EXERCISE TASK:
Everything from the first line of the data through the line with "ax = fig.add_axes([54/654, 1-374/435, 600/654, (374-23)/435])" is to be echoed exactly, minus the pictures.

(Source code of charts)

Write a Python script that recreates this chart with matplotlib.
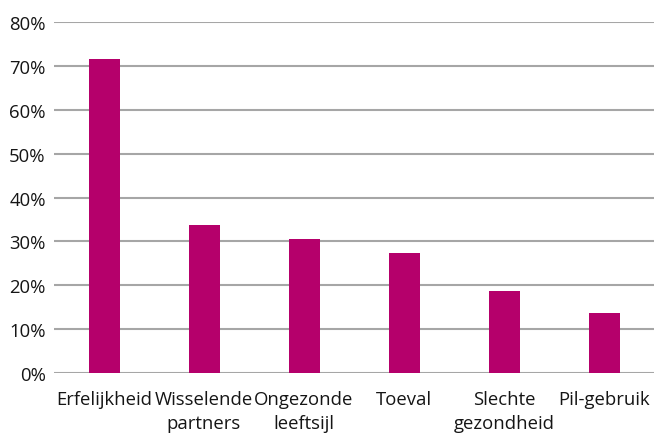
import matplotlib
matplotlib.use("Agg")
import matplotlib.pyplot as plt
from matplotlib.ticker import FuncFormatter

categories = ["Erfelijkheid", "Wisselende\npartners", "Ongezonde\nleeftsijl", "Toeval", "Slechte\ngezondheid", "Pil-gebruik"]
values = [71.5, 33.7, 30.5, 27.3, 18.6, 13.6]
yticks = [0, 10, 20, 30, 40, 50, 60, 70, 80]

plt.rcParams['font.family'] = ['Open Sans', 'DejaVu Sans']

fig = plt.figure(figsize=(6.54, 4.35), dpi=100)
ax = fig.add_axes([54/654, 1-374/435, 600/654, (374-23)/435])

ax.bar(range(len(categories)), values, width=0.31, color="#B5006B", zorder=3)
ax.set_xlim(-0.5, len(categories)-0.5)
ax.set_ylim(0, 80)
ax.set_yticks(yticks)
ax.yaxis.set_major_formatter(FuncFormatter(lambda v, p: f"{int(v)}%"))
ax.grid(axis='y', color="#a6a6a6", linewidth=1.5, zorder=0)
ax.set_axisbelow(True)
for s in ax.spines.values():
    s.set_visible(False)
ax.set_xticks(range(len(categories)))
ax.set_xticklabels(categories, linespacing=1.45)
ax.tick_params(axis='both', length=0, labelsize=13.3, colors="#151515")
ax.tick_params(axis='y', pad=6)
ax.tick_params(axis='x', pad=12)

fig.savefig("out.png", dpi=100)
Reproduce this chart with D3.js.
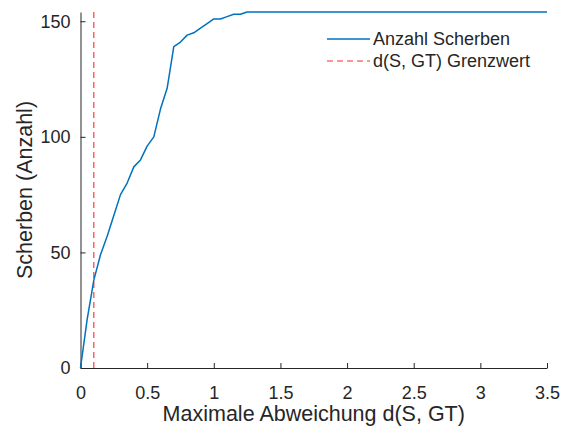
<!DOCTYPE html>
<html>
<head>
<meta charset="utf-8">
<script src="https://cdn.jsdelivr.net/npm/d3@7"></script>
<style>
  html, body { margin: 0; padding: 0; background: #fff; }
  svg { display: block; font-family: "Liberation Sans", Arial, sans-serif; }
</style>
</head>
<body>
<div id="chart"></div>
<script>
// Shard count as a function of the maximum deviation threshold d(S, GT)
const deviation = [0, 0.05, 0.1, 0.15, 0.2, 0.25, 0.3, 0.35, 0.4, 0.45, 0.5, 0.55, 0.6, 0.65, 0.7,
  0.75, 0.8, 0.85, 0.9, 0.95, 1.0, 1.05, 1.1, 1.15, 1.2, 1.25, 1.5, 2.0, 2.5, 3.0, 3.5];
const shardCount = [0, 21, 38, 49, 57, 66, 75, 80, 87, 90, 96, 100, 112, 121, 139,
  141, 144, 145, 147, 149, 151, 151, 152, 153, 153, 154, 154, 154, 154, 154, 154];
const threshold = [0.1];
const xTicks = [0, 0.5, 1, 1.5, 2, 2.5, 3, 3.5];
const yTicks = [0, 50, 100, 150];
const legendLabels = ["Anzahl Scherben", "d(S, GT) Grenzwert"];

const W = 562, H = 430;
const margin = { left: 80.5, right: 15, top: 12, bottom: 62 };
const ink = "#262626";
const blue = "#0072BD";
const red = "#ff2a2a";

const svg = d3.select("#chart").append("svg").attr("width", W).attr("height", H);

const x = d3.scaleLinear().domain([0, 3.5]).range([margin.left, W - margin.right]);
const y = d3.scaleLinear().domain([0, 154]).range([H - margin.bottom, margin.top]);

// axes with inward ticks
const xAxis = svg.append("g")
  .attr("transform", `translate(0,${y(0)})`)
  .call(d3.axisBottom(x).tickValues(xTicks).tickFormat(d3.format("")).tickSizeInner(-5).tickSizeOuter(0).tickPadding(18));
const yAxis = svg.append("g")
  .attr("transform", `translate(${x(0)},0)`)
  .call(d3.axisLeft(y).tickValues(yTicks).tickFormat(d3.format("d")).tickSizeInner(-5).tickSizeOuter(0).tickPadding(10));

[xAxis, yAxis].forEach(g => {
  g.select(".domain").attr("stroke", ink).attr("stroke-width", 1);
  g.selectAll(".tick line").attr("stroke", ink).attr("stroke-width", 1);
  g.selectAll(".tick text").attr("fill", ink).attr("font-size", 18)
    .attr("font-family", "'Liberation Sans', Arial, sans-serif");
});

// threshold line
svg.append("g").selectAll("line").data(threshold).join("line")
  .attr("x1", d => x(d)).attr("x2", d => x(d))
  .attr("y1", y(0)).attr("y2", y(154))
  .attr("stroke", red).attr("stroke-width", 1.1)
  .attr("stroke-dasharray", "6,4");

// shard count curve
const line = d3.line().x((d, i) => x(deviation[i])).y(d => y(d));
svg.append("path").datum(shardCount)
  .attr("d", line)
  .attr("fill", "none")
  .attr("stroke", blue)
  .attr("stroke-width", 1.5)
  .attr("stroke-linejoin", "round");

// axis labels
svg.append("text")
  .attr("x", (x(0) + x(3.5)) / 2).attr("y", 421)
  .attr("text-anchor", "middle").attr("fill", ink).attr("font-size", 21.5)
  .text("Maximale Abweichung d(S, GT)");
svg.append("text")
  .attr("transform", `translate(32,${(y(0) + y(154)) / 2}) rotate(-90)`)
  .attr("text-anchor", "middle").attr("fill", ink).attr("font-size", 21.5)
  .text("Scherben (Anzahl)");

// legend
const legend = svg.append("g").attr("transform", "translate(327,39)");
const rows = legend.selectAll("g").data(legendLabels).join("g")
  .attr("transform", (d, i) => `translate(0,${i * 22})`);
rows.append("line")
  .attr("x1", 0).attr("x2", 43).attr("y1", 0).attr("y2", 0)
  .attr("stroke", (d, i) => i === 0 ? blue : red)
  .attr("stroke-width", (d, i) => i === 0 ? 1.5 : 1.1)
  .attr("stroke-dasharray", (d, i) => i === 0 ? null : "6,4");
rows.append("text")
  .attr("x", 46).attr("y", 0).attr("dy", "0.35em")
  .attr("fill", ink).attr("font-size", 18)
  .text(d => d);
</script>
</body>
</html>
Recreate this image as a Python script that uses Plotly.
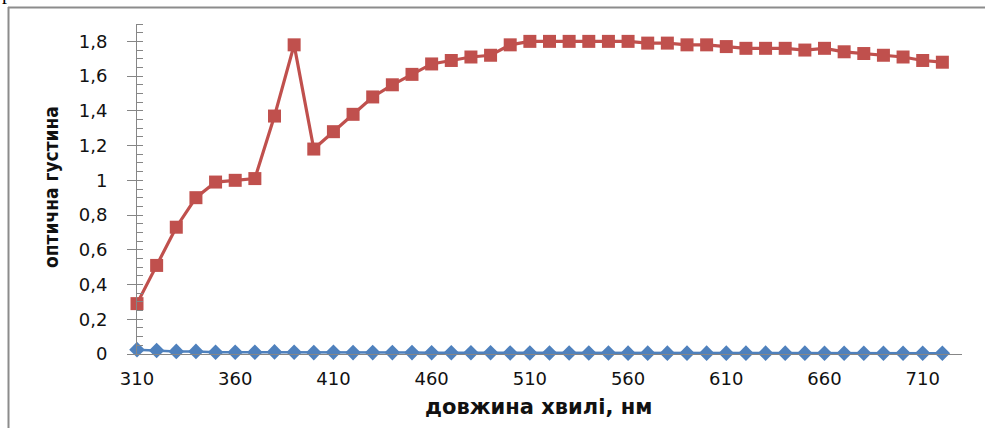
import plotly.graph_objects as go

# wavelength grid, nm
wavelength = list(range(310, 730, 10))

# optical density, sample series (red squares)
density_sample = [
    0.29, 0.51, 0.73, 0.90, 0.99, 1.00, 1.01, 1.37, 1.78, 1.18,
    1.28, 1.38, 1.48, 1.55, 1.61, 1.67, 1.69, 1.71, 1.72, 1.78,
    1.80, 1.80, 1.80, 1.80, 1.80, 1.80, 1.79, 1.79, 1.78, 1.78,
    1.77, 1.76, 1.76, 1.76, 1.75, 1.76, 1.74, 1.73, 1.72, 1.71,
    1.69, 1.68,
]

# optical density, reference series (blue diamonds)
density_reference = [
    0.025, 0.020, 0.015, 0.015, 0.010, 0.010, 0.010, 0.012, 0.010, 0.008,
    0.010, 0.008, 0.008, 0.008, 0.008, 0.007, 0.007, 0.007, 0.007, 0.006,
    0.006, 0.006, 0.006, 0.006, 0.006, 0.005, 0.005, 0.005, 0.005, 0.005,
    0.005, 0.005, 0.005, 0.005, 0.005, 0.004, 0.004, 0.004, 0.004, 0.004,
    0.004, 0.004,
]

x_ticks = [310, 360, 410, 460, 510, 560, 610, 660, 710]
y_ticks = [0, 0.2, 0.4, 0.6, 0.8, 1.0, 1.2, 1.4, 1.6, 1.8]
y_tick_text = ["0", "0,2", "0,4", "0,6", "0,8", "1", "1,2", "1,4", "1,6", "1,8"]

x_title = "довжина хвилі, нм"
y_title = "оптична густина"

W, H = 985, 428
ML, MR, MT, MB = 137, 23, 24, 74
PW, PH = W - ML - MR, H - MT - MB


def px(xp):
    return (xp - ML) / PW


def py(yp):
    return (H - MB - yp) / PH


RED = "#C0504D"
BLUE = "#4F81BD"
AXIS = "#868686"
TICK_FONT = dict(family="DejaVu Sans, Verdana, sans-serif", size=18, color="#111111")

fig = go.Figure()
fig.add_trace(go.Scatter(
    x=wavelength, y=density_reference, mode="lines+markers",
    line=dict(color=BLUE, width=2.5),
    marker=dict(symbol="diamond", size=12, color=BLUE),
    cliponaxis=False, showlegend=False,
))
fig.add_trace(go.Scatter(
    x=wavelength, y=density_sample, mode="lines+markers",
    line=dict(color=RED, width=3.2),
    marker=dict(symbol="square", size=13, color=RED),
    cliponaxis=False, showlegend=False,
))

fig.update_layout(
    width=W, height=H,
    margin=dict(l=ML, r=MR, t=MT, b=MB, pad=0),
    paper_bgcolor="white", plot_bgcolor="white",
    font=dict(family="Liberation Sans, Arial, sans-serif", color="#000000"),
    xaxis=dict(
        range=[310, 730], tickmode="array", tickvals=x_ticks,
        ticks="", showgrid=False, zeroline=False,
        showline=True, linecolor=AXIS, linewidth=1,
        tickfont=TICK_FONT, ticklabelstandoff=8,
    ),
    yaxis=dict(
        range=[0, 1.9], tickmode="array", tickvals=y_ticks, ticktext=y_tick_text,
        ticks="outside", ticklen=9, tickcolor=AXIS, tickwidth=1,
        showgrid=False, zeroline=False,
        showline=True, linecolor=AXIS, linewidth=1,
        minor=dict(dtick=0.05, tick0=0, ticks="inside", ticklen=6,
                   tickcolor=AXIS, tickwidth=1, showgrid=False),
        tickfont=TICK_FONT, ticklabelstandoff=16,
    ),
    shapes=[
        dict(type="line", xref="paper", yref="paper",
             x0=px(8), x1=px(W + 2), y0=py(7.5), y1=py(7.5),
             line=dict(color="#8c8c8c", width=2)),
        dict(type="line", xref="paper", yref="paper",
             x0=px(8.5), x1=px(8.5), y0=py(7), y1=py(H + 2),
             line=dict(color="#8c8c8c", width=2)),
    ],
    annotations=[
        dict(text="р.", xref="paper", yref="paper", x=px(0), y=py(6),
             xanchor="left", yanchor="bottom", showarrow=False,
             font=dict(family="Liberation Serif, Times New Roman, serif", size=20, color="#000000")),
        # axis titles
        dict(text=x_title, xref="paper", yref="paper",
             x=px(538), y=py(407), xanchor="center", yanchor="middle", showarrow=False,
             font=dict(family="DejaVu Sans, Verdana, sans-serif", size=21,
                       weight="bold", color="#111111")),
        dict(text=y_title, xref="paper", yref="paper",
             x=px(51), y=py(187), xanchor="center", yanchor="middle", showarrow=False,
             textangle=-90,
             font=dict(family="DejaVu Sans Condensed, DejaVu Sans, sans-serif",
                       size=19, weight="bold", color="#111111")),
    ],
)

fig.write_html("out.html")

EXERCISE OUTPUT:
Write a Python script that recreates this chart with matplotlib.
import matplotlib
matplotlib.use("Agg")
import matplotlib.pyplot as plt
from matplotlib.ticker import FuncFormatter

categories = ["Erfelijkheid", "Wisselende\npartners", "Ongezonde\nleeftsijl", "Toeval", "Slechte\ngezondheid", "Pil-gebruik"]
values = [71.5, 33.7, 30.5, 27.3, 18.6, 13.6]
yticks = [0, 10, 20, 30, 40, 50, 60, 70, 80]

plt.rcParams['font.family'] = ['Open Sans', 'DejaVu Sans']

fig = plt.figure(figsize=(6.54, 4.35), dpi=100)
ax = fig.add_axes([54/654, 1-374/435, 600/654, (374-23)/435])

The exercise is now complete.